Every coach, and Jackson was no different, wanted to win the game he was playing that night. The Ws and Ls go on their record, after all. But when you're figuratively at 35,000 feet, you have to look at the big picture, and not surround yourself with yes men.
"Maybe some players who have had some patience as a player, and are allowed to develop that way, it's not that instant gratification -- I want it now," Attles said. "It doesn't happen that way [as a general manager]. You have to understand that. The players who are successful in that way were that way as players. It's not a no-win situation, but you have to show some patience. Sometimes you may need a guy who maybe, if you trust him, because we all want the same thing, to not say everything I do is right. You need somebody you trust to say, 'Hey, let's look at it from the other side.'"
Only Riley and Red Auerbach, who retired as coach of the Celtics in 1966 at age 48 after winning nine championships to become Boston's general manager (Bill Russell won two more as Auerbach's successor as coach) put as much of their coaching legacy on the line as Jackson is doing.

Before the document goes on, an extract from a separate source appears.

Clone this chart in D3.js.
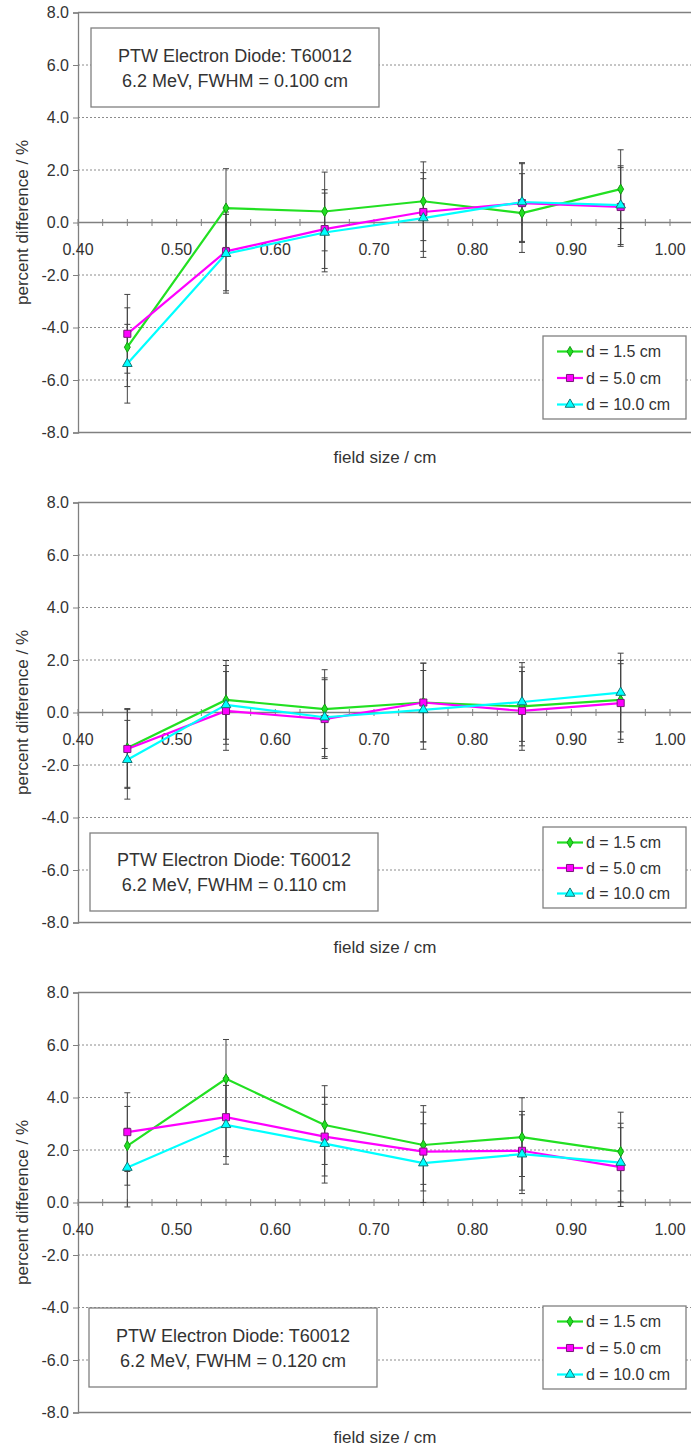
<!DOCTYPE html>
<html>
<head>
<meta charset="utf-8">
<script src="https://cdn.jsdelivr.net/npm/d3@7"></script>
<style>
  body { margin: 0; background: #fff; }
  svg { display: block; font-family: "Liberation Sans", Arial, sans-serif; }
</style>
</head>
<body>
<div id="chart"></div>
<script>
// field sizes (x) shared by every panel
var fieldSizes = [0.45, 0.55, 0.65, 0.75, 0.85, 0.95];
var xTickLabels = [0.40, 0.50, 0.60, 0.70, 0.80, 0.90, 1.00];
var yTickLabels = [-8, -6, -4, -2, 0, 2, 4, 6, 8];
var seriesNames = ["d = 1.5 cm", "d = 5.0 cm", "d = 10.0 cm"];
var fwhmValues = ["0.100", "0.110", "0.120"];

// panel 1 : FWHM = 0.100 cm
var p1_d15 = [-4.75, 0.55, 0.42, 0.81, 0.36, 1.27];
var p1_d50 = [-4.24, -1.10, -0.25, 0.40, 0.74, 0.59];
var p1_d100 = [-5.38, -1.19, -0.38, 0.17, 0.78, 0.66];
// panel 2 : FWHM = 0.110 cm
var p2_d15 = [-1.35, 0.48, 0.13, 0.38, 0.23, 0.48];
var p2_d50 = [-1.39, 0.06, -0.25, 0.38, 0.06, 0.36];
var p2_d100 = [-1.80, 0.29, -0.18, 0.10, 0.40, 0.76];
// panel 3 : FWHM = 0.120 cm
var p3_d15 = [2.16, 4.71, 2.95, 2.19, 2.49, 1.94];
var p3_d50 = [2.68, 3.25, 2.51, 1.94, 1.97, 1.35];
var p3_d100 = [1.33, 2.96, 2.24, 1.50, 1.84, 1.52];
// error bar half widths (same read for every point)
var errD15 = [1.5, 1.5, 1.5, 1.5, 1.5, 1.5];
var errD50 = [1.5, 1.5, 1.5, 1.5, 1.5, 1.5];
var errD100 = [1.5, 1.5, 1.5, 1.5, 1.5, 1.5];

var panelValues = [
    [p1_d15, p1_d50, p1_d100],
    [p2_d15, p2_d50, p2_d100],
    [p3_d15, p3_d50, p3_d100]
];
var panelErrors = [errD15, errD50, errD100];

// look of each series
var seriesStyle = [
    {line: "#22e022", fill: "#22e022", stroke: "#119911", shape: d3.symbolDiamond, size: 30},
    {line: "#ff00ff", fill: "#ff00ff", stroke: "#7a1a7a", shape: d3.symbolSquare, size: 50},
    {line: "#00ffff", fill: "#00ffff", stroke: "#117777", shape: d3.symbolTriangle, size: 40}
];

// where the note box and the legend sit in each panel (panel-local px)
var panelLayout = [
    {note: {x: 91, y: 28, w: 288, h: 79}, legend: {x: 543, y: 336, w: 143, h: 83}},
    {note: {x: 90, y: 343, w: 288, h: 78}, legend: {x: 543, y: 337, w: 143, h: 81}},
    {note: {x: 89, y: 328, w: 288, h: 79}, legend: {x: 543, y: 326, w: 143, h: 83}}
];

var W = 691, H = 1447, panelStep = 490;
var plotLeft = 78, plotTop = 12.5, plotBottom = 432.5;
var textColor = "#333", axisColor = "#808080";

var svg = d3.select("#chart").append("svg")
    .attr("width", W).attr("height", H);

var x = d3.scaleLinear().domain([0.4, 1.0]).range([plotLeft, 670]);
var y = d3.scaleLinear().domain([-8, 8]).range([plotBottom, plotTop]);

panelValues.forEach(function(series, pi)
{
    var g = svg.append("g").attr("transform", "translate(0," + (pi * panelStep) + ")");
    var lay = panelLayout[pi];

    // dotted grid lines
    g.append("g").selectAll("line")
        .data([-6, -4, -2, 2, 4, 6])
        .enter().append("line")
        .attr("x1", plotLeft).attr("x2", W)
        .attr("y1", function(d) { return y(d); })
        .attr("y2", function(d) { return y(d); })
        .attr("stroke", "#8c8c8c")
        .attr("stroke-width", 1)
        .attr("stroke-dasharray", "2,2");

    // frame: top and bottom
    g.append("line").attr("x1", plotLeft).attr("x2", W).attr("y1", y(8)).attr("y2", y(8))
        .attr("stroke", axisColor).attr("stroke-width", 1.3);
    g.append("line").attr("x1", plotLeft).attr("x2", W).attr("y1", y(-8)).attr("y2", y(-8))
        .attr("stroke", axisColor).attr("stroke-width", 1.3);

    // y axis (plain hyphen for negatives, like the original)
    var yAxis = d3.axisLeft(y).tickValues(yTickLabels).tickSize(5).tickPadding(4)
        .tickFormat(function(d) { return d.toFixed(1); });
    var ya = g.append("g").attr("transform", "translate(" + plotLeft + ",0)").call(yAxis);
    ya.select(".domain").attr("stroke", axisColor).attr("stroke-width", 1.3);
    ya.selectAll(".tick line").attr("stroke", axisColor);
    ya.selectAll(".tick text").attr("fill", textColor).style("font-size", "16px")
        .attr("font-family", "Liberation Sans, Arial, sans-serif");

    // x axis sits on zero, ticks cross the line
    g.append("line").attr("x1", plotLeft).attr("x2", W).attr("y1", y(0)).attr("y2", y(0))
        .attr("stroke", axisColor).attr("stroke-width", 1.3);
    g.append("g").selectAll("line")
        .data(d3.range(0, 25).map(function(i) { return 0.4 + i * 0.025; }))
        .enter().append("line")
        .attr("x1", function(d) { return x(d); })
        .attr("x2", function(d) { return x(d); })
        .attr("y1", y(0) - 3.5).attr("y2", y(0) + 3.5)
        .attr("stroke", axisColor);
    g.append("g").selectAll("text")
        .data(xTickLabels)
        .enter().append("text")
        .attr("x", function(d) { return x(d); })
        .attr("y", y(0) + 32)
        .attr("text-anchor", "middle")
        .attr("fill", textColor)
        .style("font-size", "16px")
        .text(function(d) { return d.toFixed(2); });

    // axis titles
    g.append("text")
        .attr("transform", "translate(22," + ((plotTop + plotBottom) / 2) + ") rotate(-90)")
        .attr("text-anchor", "middle").attr("dy", "0.35em")
        .attr("fill", textColor).style("font-size", "17px")
        .text("percent difference / %");
    g.append("text")
        .attr("x", 385).attr("y", 463)
        .attr("text-anchor", "middle")
        .attr("fill", textColor).style("font-size", "17px")
        .text("field size / cm");

    // note box
    var nb = lay.note;
    g.append("rect").attr("x", nb.x).attr("y", nb.y).attr("width", nb.w).attr("height", nb.h)
        .attr("fill", "#fff").attr("stroke", axisColor).attr("stroke-width", 1.3);
    g.append("text").attr("x", nb.x + nb.w / 2).attr("y", nb.y + nb.h / 2 - 6)
        .attr("text-anchor", "middle").attr("fill", textColor).style("font-size", "18px")
        .text("PTW Electron Diode: T60012");
    g.append("text").attr("x", nb.x + nb.w / 2).attr("y", nb.y + nb.h / 2 + 19)
        .attr("text-anchor", "middle").attr("fill", textColor).style("font-size", "18px")
        .text("6.2 MeV, FWHM = " + fwhmValues[pi] + " cm");

    // error bars first, then series on top
    series.forEach(function(vals, si)
    {
        var errs = panelErrors[si];
        var eb = g.append("g").selectAll("g")
            .data(vals.map(function(v, i) { return {x: fieldSizes[i], v: v, e: errs[i]}; }))
            .enter().append("g")
            .attr("stroke", "#444").attr("stroke-width", 1);
        eb.append("line")
            .attr("x1", function(d) { return x(d.x); }).attr("x2", function(d) { return x(d.x); })
            .attr("y1", function(d) { return y(d.v + d.e); })
            .attr("y2", function(d) { return y(d.v - d.e); });
        eb.append("line")
            .attr("x1", function(d) { return x(d.x) - 3; }).attr("x2", function(d) { return x(d.x) + 3; })
            .attr("y1", function(d) { return y(d.v + d.e); }).attr("y2", function(d) { return y(d.v + d.e); });
        eb.append("line")
            .attr("x1", function(d) { return x(d.x) - 3; }).attr("x2", function(d) { return x(d.x) + 3; })
            .attr("y1", function(d) { return y(d.v - d.e); }).attr("y2", function(d) { return y(d.v - d.e); });
    });

    series.forEach(function(vals, si)
    {
        var st = seriesStyle[si];
        var line = d3.line()
            .x(function(d, i) { return x(fieldSizes[i]); })
            .y(function(d) { return y(d); });
        g.append("path").datum(vals)
            .attr("d", line)
            .attr("fill", "none")
            .attr("stroke", st.line)
            .attr("stroke-width", 2.2);
        g.append("g").selectAll("path")
            .data(vals)
            .enter().append("path")
            .attr("transform", function(d, i) { return "translate(" + x(fieldSizes[i]) + "," + y(d) + ")"; })
            .attr("d", d3.symbol().type(st.shape).size(st.size))
            .attr("fill", st.fill)
            .attr("stroke", st.stroke)
            .attr("stroke-width", 1);
    });

    // legend
    var lb = lay.legend;
    g.append("rect").attr("x", lb.x).attr("y", lb.y).attr("width", lb.w).attr("height", lb.h)
        .attr("fill", "#fff").attr("stroke", axisColor).attr("stroke-width", 1.3);
    var rowGap = (lb.h - 30) / 2;
    seriesNames.forEach(function(name, si)
    {
        var st = seriesStyle[si];
        var ry = lb.y + 15.5 + si * rowGap;
        g.append("line").attr("x1", lb.x + 14).attr("x2", lb.x + 40)
            .attr("y1", ry).attr("y2", ry)
            .attr("stroke", st.line).attr("stroke-width", 2.2);
        g.append("path")
            .attr("transform", "translate(" + (lb.x + 27) + "," + ry + ")")
            .attr("d", d3.symbol().type(st.shape).size(st.size))
            .attr("fill", st.fill).attr("stroke", st.stroke).attr("stroke-width", 1);
        g.append("text").attr("x", lb.x + 43).attr("y", ry).attr("dy", "0.35em")
            .attr("fill", textColor).style("font-size", "16px")
            .text(name);
    });
});
</script>
</body>
</html>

Auerbach was pretty successful as a GM as well, using a first-round pick in 1978 on Larry Bird, then waiting a year for Bird to play his junior season at Indiana State before agreeing to come to Boston. And he famously built the rest of the Big Three on Draft night in 1980, acquiring Robert Parish from Golden State and taking Kevin McHale with the third overall pick, while Golden State used the first overall pick acquired from Boston for oft-maligned center Joe Barry Carroll.
It's obviously not Attles' favorite subject. He revered the Warriors' late owner, Franklin Mieuli. Mieuli made Attles one of the first African-American coaches after his playing career ended, culminating in the Warriors' 4-0 sweep of the Bullets in the 1975 Finals.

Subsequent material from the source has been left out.